Question

For an ellipse with eccentricity $=\frac{1}{2}$ the center is at the origin. If one directrix is $x=4$, then the equation of the ellipse is

• A. $3x^2+4y^2=1$
• B. $3x^2+4y^{2^{}}=12$
• C. $4x^2+3y^2=1$
• D. $4x^2+3y^2=12$

Answer 1

The correct option is B

$3x^2+4y^{2^{}}=12$

Explanation for correct option:

Step 1. Find the equation of ellipse.

Given, eccentricity, $e=\frac{1}{2}$ & Directrix, $x=4$

Now,

equation of directrix $x=4$, which is parallel to the y-axis and hence the axis of an ellipse is the x-axis.

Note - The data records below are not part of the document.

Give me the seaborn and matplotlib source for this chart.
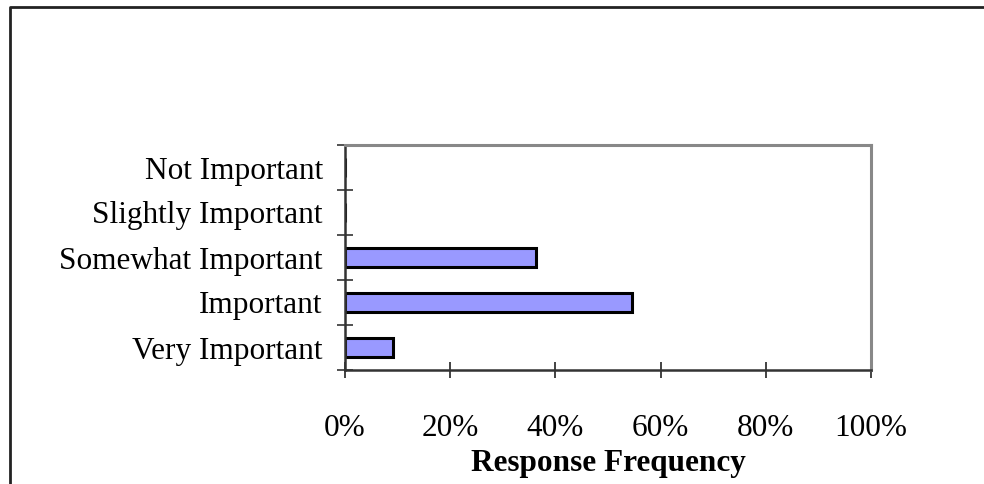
import matplotlib
matplotlib.use("Agg")
import matplotlib.pyplot as plt
import seaborn as sns
import pandas as pd
from matplotlib.lines import Line2D
from matplotlib.ticker import FixedLocator, PercentFormatter

categories = ["Not Important", "Slightly Important", "Somewhat Important", "Important", "Very Important"]
frequencies = [0.0, 0.0, 0.364, 0.545, 0.091]
x_ticks = [0, 0.2, 0.4, 0.6, 0.8, 1.0]

df = pd.DataFrame({"category": categories, "freq": frequencies})

sns.set_theme(style="white")
plt.rcParams["font.family"] = ["Liberation Serif", "DejaVu Serif"]
plt.rcParams["text.color"] = "black"
plt.rcParams["axes.labelcolor"] = "black"
plt.rcParams["xtick.color"] = "black"
plt.rcParams["ytick.color"] = "black"

fig = plt.figure(figsize=(9.84, 4.84), dpi=100)
ax = fig.add_axes([345 / 984, 1 - 370 / 484, 526 / 984, 225 / 484])

sns.barplot(data=df, x="freq", y="category", order=categories, orient="h",
            color="#9999FF", saturation=1, width=0.42, edgecolor="black",
            linewidth=2.2, ax=ax)

ax.set_xlim(0, 1)
ax.set_ylim(len(categories) - 0.5, -0.5)
ax.xaxis.set_major_locator(FixedLocator(x_ticks))
ax.xaxis.set_major_formatter(PercentFormatter(1.0, decimals=0))
ax.yaxis.set_minor_locator(FixedLocator([i - 0.5 for i in range(len(categories) + 1)]))

ax.tick_params(axis="x", which="major", direction="inout", length=11.5, width=1.2,
               color="#222222", labelcolor="black", labelsize=22.5, pad=26, bottom=True)
ax.tick_params(axis="y", which="major", length=0, labelsize=22.5, labelcolor="black",
               pad=16, left=True)
ax.tick_params(axis="y", which="minor", direction="inout", length=12, width=1.2,
               color="#333333", left=True)
ax.set_ylabel("")
ax.set_xlabel("Response Frequency", fontsize=22.5, fontweight="bold", labelpad=4.5,
              color="black")

for side in ["top", "right"]:
    ax.spines[side].set_visible(True)
    ax.spines[side].set_color("#888888")
    ax.spines[side].set_linewidth(2.2)
for side in ["left", "bottom"]:
    ax.spines[side].set_visible(True)
    ax.spines[side].set_color("#333333")
    ax.spines[side].set_linewidth(1.8)
ax.grid(False)

# outer figure border (cropped on right and bottom)
fig.add_artist(Line2D([9.5 / 984, 9.5 / 984, 1.0], [0.0, 1 - 6.5 / 484, 1 - 6.5 / 484],
                      transform=fig.transFigure, color="#222222", linewidth=2))

fig.savefig("out.png", dpi=100, facecolor="white")
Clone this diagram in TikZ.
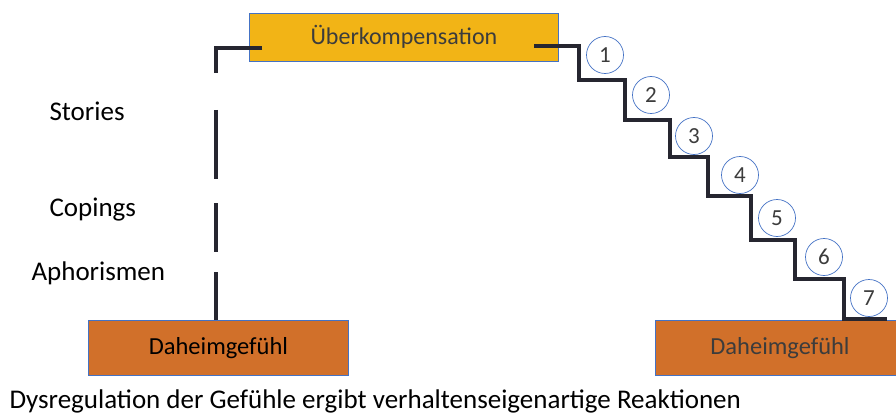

Step 2. General equation of the ellipse is $\frac{x^2}{a^2}+\frac{y^2}{b^2}=1$

As We know,

$\begin{array}{rcl}{e}^2& =& 1-\frac{b^2}{a^2}\end{array}$

$\Rightarrow$ $\begin{array}{rcl}\frac{1}{4}& =& 1-{\left(\frac{b}{a}\right)}^2\end{array}$

$\Rightarrow$ $\begin{array}{rcl}\frac{-3}{4}& =& -{\left(\frac{b}{a}\right)}^2\end{array}$

$\Rightarrow$$\begin{array}{rcl}{\left(\frac{b}{a}\right)}^2& =& \frac{3}{4}\end{array}$

Also, Equation of directrix $\begin{array}{rcl}& =& \frac{a}{e}\end{array}$

$=4$

$\Rightarrow$ $\begin{array}{rcl}\frac{a\times 2}{1}& =& 4\end{array}$

$\Rightarrow$ $\begin{array}{rcl}a& =& 2\end{array}$

$\Rightarrow$ $\begin{array}{rcl}{a}^2& =& 4\end{array}$

From equation $\left(1\right)$, $b^2=3$

Step 3. By putting values on equation, we get

$\begin{array}{rcl}\frac{x^2}{4}+\frac{y^2}{3}& =& 1\end{array}$

$\Rightarrow$$\begin{array}{rcl}3x^2+4y^2& =& 12\end{array}$

Hence, the correct option is $\mathbf{\left(}\mathit{B}\mathbf{\right)}$.